The proposal would still require a vote of the full five-member commission, which is made up of three DEMOCRATS and two REPUBLICANS. And whatever the FCC tries almost certainly will be challenged in court by broadband providers, who would resist giving the agency more power over them.
WHEELER has insisted an open Internet is a goal in the proposal, along with barring providers from slowing down or blocking content to consumers.
Putting broadband under the FCC without explicitly banning providers’ deals would allow the agency to keep such authority as a last resort to block any arrangements that it views as anticompetitive.
Advocates of net neutrality say that the only way to achieve it is to classify the Internet as common carrier, or a public utility.
The broadband providers would like the FCC to keep them classified as information services, which makes the industry subject to far less regulation.
The new plan would separate broadband into a retail service, in which consumers would pay for Internet access; and a back-end one, in which they serve as the conduit for websites to distribute content. The FCC would then classify the latter as a common carrier, giving the agency the ability to police any deals between content companies and broadband providers.
A White House official said about the new plan: “The President has made it abundantly clear that any outcome must protect net neutrality and ban paid prioritization — and has called for all necessary steps to safeguard an open Internet.”
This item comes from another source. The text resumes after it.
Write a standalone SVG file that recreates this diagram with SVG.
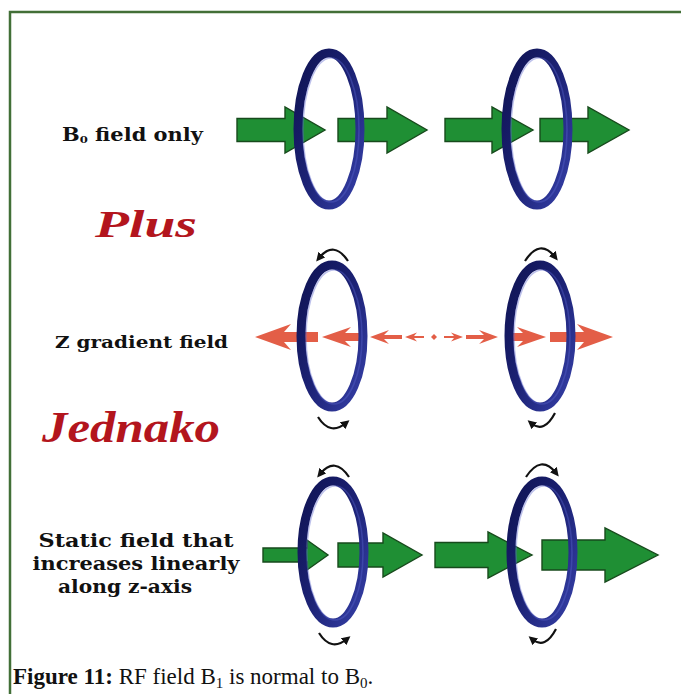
<svg xmlns="http://www.w3.org/2000/svg" width="681" height="694" viewBox="0 0 681 694">
  <style>
    .lbl { font-family: "DejaVu Serif", "Liberation Serif", serif; font-weight: bold; fill: #111; }
    .script { font-family: "Liberation Serif", serif; font-weight: bold; font-style: italic; fill: #b3151d; }
    .cap { font-family: "Liberation Serif", serif; font-size: 23px; fill: #111; }
    .green { fill: #1f8f34; stroke: #174a1c; stroke-width: 1.4; stroke-linejoin: miter; }
    .red { fill: #e35e47; }
    .ring { fill: none; stroke: url(#ringGrad); stroke-width: 9; }
    .ringHi { fill: none; stroke: #5a64cc; stroke-width: 1.6; opacity: 0.4; }
    .spin { fill: none; stroke: #111; stroke-width: 2.2; marker-end: url(#tip); }
  </style>
  <defs>
    <linearGradient id="ringGrad" x1="0" y1="0" x2="1" y2="1">
      <stop offset="0" stop-color="#0f1352"/>
      <stop offset="0.5" stop-color="#1c2275"/>
      <stop offset="1" stop-color="#3640a8"/>
    </linearGradient>
    <marker id="tip" viewBox="0 0 10 10" refX="5" refY="5" markerWidth="4" markerHeight="4" orient="auto" markerUnits="strokeWidth">
      <path d="M0,0 L10,5 L0,10 Z" fill="#111"/>
    </marker>
    <g id="redHalf">
      <path d="M255,337 L291,324 L284,332 H318 V342 H284 L291,350 Z"/>
      <path d="M322,337 L351,327 L345,333 H362 V341 H345 L351,347 Z"/>
      <path d="M370,337 L389,330 L384,335 H402 V339 H384 L389,344 Z"/>
      <path d="M405,337 L417,332.5 L414,336 H424 V338 H414 L417,341.5 Z"/>
    </g>
  </defs>

  <rect width="681" height="694" fill="#fff"/>
  <path d="M10,694 V12 H681" fill="none" stroke="#426f37" stroke-width="2.5"/>

  <!-- row labels -->
  <g id="label-b0">
    <text class="lbl" x="62" y="141" font-size="18" textLength="141" lengthAdjust="spacingAndGlyphs">B<tspan font-size="10" dy="2">0</tspan><tspan dy="-2"> field only</tspan></text>
  </g>
  <g id="label-plus">
    <text class="script" x="95" y="237" font-size="38" textLength="102" lengthAdjust="spacingAndGlyphs">Plus</text>
  </g>
  <g id="label-z">
    <text class="lbl" x="55" y="348" font-size="17" textLength="173" lengthAdjust="spacingAndGlyphs">Z gradient field</text>
  </g>
  <g id="label-jednako">
    <text class="script" x="42" y="442" font-size="44" textLength="178" lengthAdjust="spacingAndGlyphs">Jednako</text>
  </g>
  <g id="label-static">
    <text class="lbl" x="136" y="547" font-size="18" text-anchor="middle" textLength="195" lengthAdjust="spacingAndGlyphs">Static field that</text>
    <text class="lbl" x="136" y="570" font-size="18" text-anchor="middle" textLength="207" lengthAdjust="spacingAndGlyphs">increases linearly</text>
    <text class="lbl" x="125" y="593" font-size="18" text-anchor="middle" textLength="134" lengthAdjust="spacingAndGlyphs">along z-axis</text>
  </g>

  <!-- row 1: uniform B0 arrows -->
  <g id="b0-arrows">
    <path class="green" d="M237,118.5 H285 V107 L325,130 L285,153 V141.5 H237 Z"/>
    <path class="green" d="M338,118.5 H387 V107 L427,130 L387,153 V141.5 H338 Z"/>
    <path class="green" d="M445,118.5 H492 V107 L533,130 L492,153 V141.5 H445 Z"/>
    <path class="green" d="M540,118.5 H588 V107 L629,130 L588,153 V141.5 H540 Z"/>
  </g>

  <!-- row 2: gradient field arrows -->
  <g id="gradient-arrows" class="red">
    <use href="#redHalf"/>
    <use href="#redHalf" transform="translate(868,0) scale(-1,1)"/>
    <path d="M434,334 L437,337 L434,340 L431,337 Z"/>
  </g>

  <!-- row 3: increasing static field arrows -->
  <g id="static-arrows">
    <path class="green" d="M263,548 H307 V540 L328,555 L307,570 V562 H263 Z"/>
    <path class="green" d="M338,543 H383 V533 L422,555 L383,577 V567 H338 Z"/>
    <path class="green" d="M435,542.5 H488 V532 L532,555 L488,578 V567.5 H435 Z"/>
    <path class="green" d="M542,540 H605 V528 L658,555 L605,582 V570 H542 Z"/>
  </g>

  <!-- coils -->
  <g id="coil-1a"><ellipse class="ring" cx="329" cy="129" rx="31" ry="76"/><ellipse class="ringHi" cx="331" cy="130" rx="28" ry="72"/></g>
  <g id="coil-1b"><ellipse class="ring" cx="537" cy="129" rx="31" ry="76"/><ellipse class="ringHi" cx="539" cy="130" rx="28" ry="72"/></g>
  <g id="coil-2a"><ellipse class="ring" cx="332" cy="336" rx="31" ry="71"/><ellipse class="ringHi" cx="334" cy="337" rx="28" ry="67"/></g>
  <g id="coil-2b"><ellipse class="ring" cx="540" cy="336" rx="31" ry="71"/><ellipse class="ringHi" cx="542" cy="337" rx="28" ry="67"/></g>
  <g id="coil-3a"><ellipse class="ring" cx="333" cy="552" rx="31" ry="71"/><ellipse class="ringHi" cx="335" cy="553" rx="28" ry="67"/></g>
  <g id="coil-3b"><ellipse class="ring" cx="542" cy="552" rx="31" ry="71"/><ellipse class="ringHi" cx="544" cy="553" rx="28" ry="67"/></g>

  <!-- rotation arrows around the coils -->
  <g id="connectors">
    <g id="spin-row2">
      <path class="spin" d="M348,261 Q334,240 319,258"/>
      <path class="spin" d="M318,417 Q330,436 346,423"/>
      <path class="spin" d="M525,261 Q540,238 555,257"/>
      <path class="spin" d="M555,413 Q544,434 531,423"/>
    </g>
    <g id="spin-row3" transform="translate(1,216)">
      <path class="spin" d="M348,261 Q334,240 319,258"/>
      <path class="spin" d="M318,417 Q330,436 346,423"/>
      <path class="spin" d="M525,261 Q540,238 555,257"/>
      <path class="spin" d="M555,413 Q544,434 531,423"/>
    </g>
  </g>

  <!-- caption -->
  <text class="cap" x="13" y="684"><tspan font-weight="bold">Figure 11:</tspan> RF field B<tspan font-size="15" dy="4">1</tspan><tspan dy="-4"> is normal to B</tspan><tspan font-size="15" dy="4">0</tspan><tspan dy="-4">.</tspan></text>
</svg>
People familiar with the FCC say the agency remains skeptical of a flat ban on paid prioritization, noting that even common carriers are allowed to charge for certain specialized services. The proposal would leave the door open for broadband providers to offer specialized services for more money that require a large amount of bandwidth.
While the FCC still believes there should be room for such deals, its latest plan would shift the burden to the broadband providers to prove that the arrangements would be beneficial to consumers and equally available to any company that would like to participate. FCC officials believe reclassification would allow them to block such deals when they are anticompetitive, and have their rulings stand up in court.
Reclassification “could not withstand judicial review,” VERIZON COMMUNICATIONS Deputy General Counsel MICHAEL GLOVER insisted in a white paper submitted to the FCC earlier this week. Broadband providers say reclassification would give the FCC wide-ranging authority over everything from content to pricing and that it would curtail investment in upgrading broadband networks.